Is there an adrenaline slump once the weekend is over? “Yes, it’s a tremendous sense of anti-climax,” says Mary.

“I’m actually thrilled! I can’t tell you,” says John. “I’m going round singing for days. Just the relief that we delivered what we said we were going to do!”

Do they ever – whisper it – have thoughts of calling it a day?

“Interesting question, that. I think at some stage we’ve got to stop,” he says.

Mary: “I think if we feel we are getting stale… I think if we stop caring enough, then we definitely have to stop. At the moment we’re still passionate about it, though sometimes at four in the morning I think ‘Uh…!’”

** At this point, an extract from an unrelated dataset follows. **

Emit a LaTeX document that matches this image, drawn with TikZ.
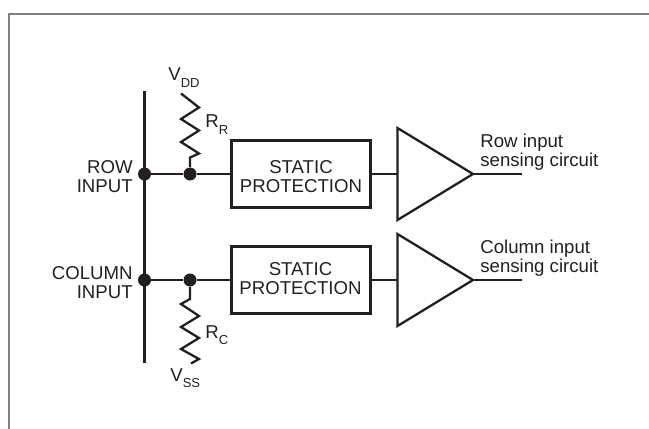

The 2016 festival: March 3 to 6 www.aldeburghbookshop.co.uk

’Twas the night before Christmas...

Aldeburgh, like North Sea coast neighbour Southwold, draws its fair share of celebrities – “names” who either have homes in the town or friends and relatives there. Many find their way into the local bookshop, it seems.

“At one point, quite late in the afternoon on Christmas Eve, we had Coriolanus, Dumbledore, ‘C’ the head of MI6 and Craig Brown,” says Mary James, still somewhat in awe of this coincidental constellation.

They were actor Tom Hiddleston, whose mother comes from Suffolk; actor Sir Michael Gambon; a former chief of the Secret Intelligence Service; and the satirist and long-time Aldeburgh resident.